Sticking with rejection sampling for the time being: given what we’ve observed, what should we expect the 11th flip to be like? What about the next ten?
n.samples = 1000
my.samples = matrix(NA, nrow=n.samples, ncol=3,
dimnames=list(1:n.samples, c('parameter', '11th', 'next.ten')))
n.accepted = 0
n.observations = 10
observed.heads = 5
while (n.accepted < n.samples) {
if (runif(1,0,1) < 1/3) {
parameter = runif(1,0,.5)
} else {
parameter = runif(1,.5,1)
}
simulated.heads = rbinom(n=1, size=n.observations, prob=parameter)
if (simulated.heads == observed.heads) { # where conditionalization happens!
n.accepted = n.accepted + 1
next.flip = rbinom(n=1, size=1, prob=parameter)
next.ten = rbinom(n=1, size=10, prob=parameter)
this.sample = c(parameter, next.flip, next.ten)
my.samples[n.accepted,] = this.sample
# replace whole row with sample characteristics
}
}
my.samples[1:10,]
## parameter 11th next.ten
## 1 0.5828332 0 7
## 2 0.5239234 1 6
## 3 0.2919434 0 2
## 4 0.3869844 1 2
## 5 0.5683187 0 5
## 6 0.5941923 1 7
## 7 0.6094865 0 6
## 8 0.6496907 1 7
## 9 0.5636408 0 4
## 10 0.6090278 1 5
Sanity check:
plot(density(my.samples[,'parameter']),
xlab='parameter', ylab='conditional density', main='')
Posterior predictive probability of getting ‘heads’ on 11th flip.
mean(my.samples[,'11th'])
## [1] 0.552
This should be very close to the mean parameter estimate we got above - why?
Posterior predictive distribution over number of ‘heads’ in ten more flips:
plot(table(my.samples[,'next.ten']), main='heads in 10 more flips',
xlab='number of heads', ylab='frequency')

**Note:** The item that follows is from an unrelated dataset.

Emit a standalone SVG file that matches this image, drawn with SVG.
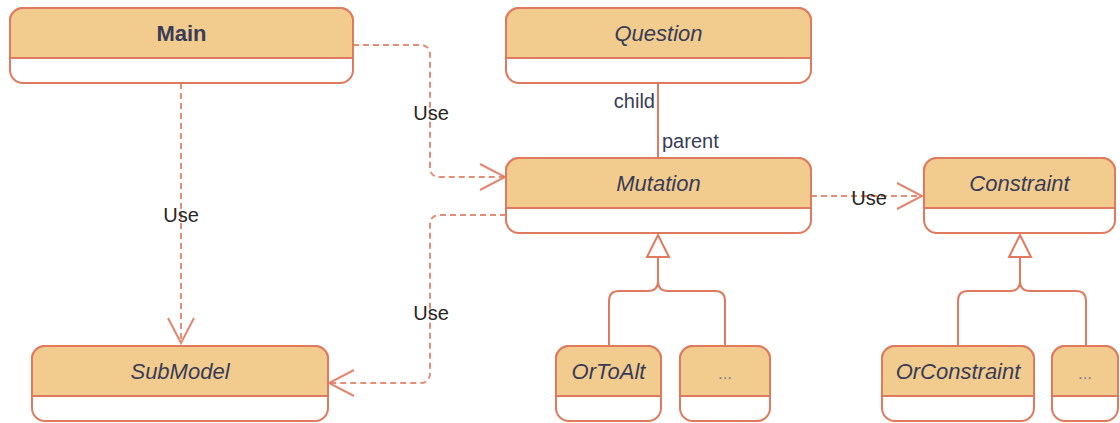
<svg xmlns="http://www.w3.org/2000/svg" width="1120" height="423" viewBox="0 0 1120 423">
  <style>
    .body { fill: #ffffff; stroke: #E07A5F; stroke-width: 2; }
    .head { fill: #F2CC8F; stroke: #E07A5F; stroke-width: 2; }
    .name { font-family: "Liberation Sans", Arial, sans-serif; font-size: 22px; font-style: italic; fill: #393C56; text-anchor: middle; }
    .bold { font-style: normal; font-weight: bold; }
    .dots { font-style: normal; font-size: 17px; fill: #7d7f8f; }
    .dep { fill: none; stroke: #E07A5F; stroke-opacity: 0.85; stroke-width: 2; stroke-dasharray: 6 4; }
    .solid { fill: none; stroke: #E07A5F; stroke-width: 2; }
    .lbl { font-family: "Liberation Sans", Arial, sans-serif; font-size: 20px; fill: #262626; }
    .role { font-family: "Liberation Sans", Arial, sans-serif; font-size: 20px; fill: #393C56; }
  </style>
  <defs>
    <marker id="open" markerUnits="userSpaceOnUse" markerWidth="32" markerHeight="32" viewBox="-28 -16 32 32" refX="0" refY="0" orient="auto">
      <path d="M-25,-13 L0,0 L-25,13" fill="none" stroke="#E07A5F" stroke-opacity="0.9" stroke-width="2"/>
    </marker>
  </defs>

  <!-- dependencies and associations -->
  <g id="connectors">
    <path class="dep" d="M181,83 V343" marker-end="url(#open)"/>
    <path class="dep" d="M353,45 H420 Q430,45 430,55 V167 Q430,177 440,177 H505" marker-end="url(#open)"/>
    <path class="dep" d="M506,215 H440 Q430,215 430,225 V373 Q430,383 420,383 H329" marker-end="url(#open)"/>
    <path class="dep" d="M811,196 H922" marker-end="url(#open)"/>
    <path class="solid" d="M658,83 V158"/>
    <!-- generalisation of Mutation -->
    <path class="solid" d="M609,346 V301 Q609,291 619,291 H648 Q658,291 658,281 V257"/>
    <path class="solid" d="M725,346 V301 Q725,291 715,291 H668 Q658,291 658,281 V257"/>
    <path class="solid" d="M658,235 L669,257 L647,257 Z" fill="#ffffff"/>
    <!-- generalisation of Constraint -->
    <path class="solid" d="M958,346 V301 Q958,291 968,291 H1010 Q1020,291 1020,281 V257"/>
    <path class="solid" d="M1086,346 V301 Q1086,291 1076,291 H1030 Q1020,291 1020,281 V257"/>
    <path class="solid" d="M1020,235 L1031,257 L1009,257 Z" fill="#ffffff"/>
    <text class="lbl" x="181" y="222" text-anchor="middle">Use</text>
    <text class="lbl" x="431" y="120" text-anchor="middle">Use</text>
    <text class="lbl" x="431" y="320" text-anchor="middle">Use</text>
    <text class="lbl" x="869" y="205" text-anchor="middle">Use</text>
    <text class="role" x="655" y="108" text-anchor="end">child</text>
    <text class="role" x="662" y="148">parent</text>
  </g>

  <g id="main">
    <rect class="body" x="10" y="8" width="343" height="75" rx="13"/>
    <path class="head" d="M10,58 V21 A13,13 0 0 1 23,8 H340 A13,13 0 0 1 353,21 V58 Z"/>
    <text class="name bold" x="181.5" y="41">Main</text>
  </g>

  <g id="question">
    <rect class="body" x="506" y="8" width="305" height="75" rx="13"/>
    <path class="head" d="M506,58 V21 A13,13 0 0 1 519,8 H798 A13,13 0 0 1 811,21 V58 Z"/>
    <text class="name" x="658.5" y="41">Question</text>
  </g>

  <g id="mutation">
    <rect class="body" x="506" y="158" width="305" height="75" rx="13"/>
    <path class="head" d="M506,208 V171 A13,13 0 0 1 519,158 H798 A13,13 0 0 1 811,171 V208 Z"/>
    <text class="name" x="658.5" y="191">Mutation</text>
  </g>

  <g id="constraint">
    <rect class="body" x="924" y="158" width="191" height="75" rx="13"/>
    <path class="head" d="M924,208 V171 A13,13 0 0 1 937,158 H1102 A13,13 0 0 1 1115,171 V208 Z"/>
    <text class="name" x="1019.5" y="191">Constraint</text>
  </g>

  <g id="submodel">
    <rect class="body" x="32" y="346" width="296" height="75" rx="13"/>
    <path class="head" d="M32,396 V359 A13,13 0 0 1 45,346 H315 A13,13 0 0 1 328,359 V396 Z"/>
    <text class="name" x="180" y="379">SubModel</text>
  </g>

  <g id="ortoalt">
    <rect class="body" x="556" y="346" width="105" height="75" rx="13"/>
    <path class="head" d="M556,396 V359 A13,13 0 0 1 569,346 H648 A13,13 0 0 1 661,359 V396 Z"/>
    <text class="name" x="608.5" y="379">OrToAlt</text>
  </g>

  <g id="mutation-more">
    <rect class="body" x="680" y="346" width="90" height="75" rx="13"/>
    <path class="head" d="M680,396 V359 A13,13 0 0 1 693,346 H757 A13,13 0 0 1 770,359 V396 Z"/>
    <text class="name dots" x="725" y="379">...</text>
  </g>

  <g id="orconstraint">
    <rect class="body" x="882" y="346" width="152" height="75" rx="13"/>
    <path class="head" d="M882,396 V359 A13,13 0 0 1 895,346 H1021 A13,13 0 0 1 1034,359 V396 Z"/>
    <text class="name" x="958" y="379">OrConstraint</text>
  </g>

  <g id="constraint-more">
    <rect class="body" x="1052" y="346" width="66" height="75" rx="13"/>
    <path class="head" d="M1052,396 V359 A13,13 0 0 1 1065,346 H1105 A13,13 0 0 1 1118,359 V396 Z"/>
    <text class="name dots" x="1085" y="379">...</text>
  </g>
</svg>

For comparison, here’s what we get using the same technique with a uniform prior:
n.samples = 1000
my.samples = matrix(NA, nrow=n.samples, ncol=3,
dimnames=list(1:n.samples, c('parameter', '11th', 'next.ten')))
n.accepted = 0
n.observations = 10
observed.heads = 5
while (n.accepted < n.samples) {
parameter = runif(1,0,1) # uniform prior on the binomial parameter
simulated.heads = rbinom(n=1, size=n.observations, prob=parameter)
if (simulated.heads == observed.heads) { # where conditionalization happens!
n.accepted = n.accepted + 1
next.flip = rbinom(n=1, size=1, prob=parameter)
next.ten = rbinom(n=1, size=10, prob=parameter)
this.sample = c(parameter, next.flip, next.ten)
my.samples[n.accepted,] = this.sample
# replace whole row with sample characteristics
}
}
mean(my.samples[,'parameter'])
## [1] 0.5043839
mean(my.samples[,'11th'])
## [1] 0.489
plot(table(my.samples[,'next.ten']), main='heads in 10 more flips',
xlab='number of heads', ylab='frequency')
Note that 5 is a more likely outcome than 6 with this prior, but they were about equally likely with the step-function prior.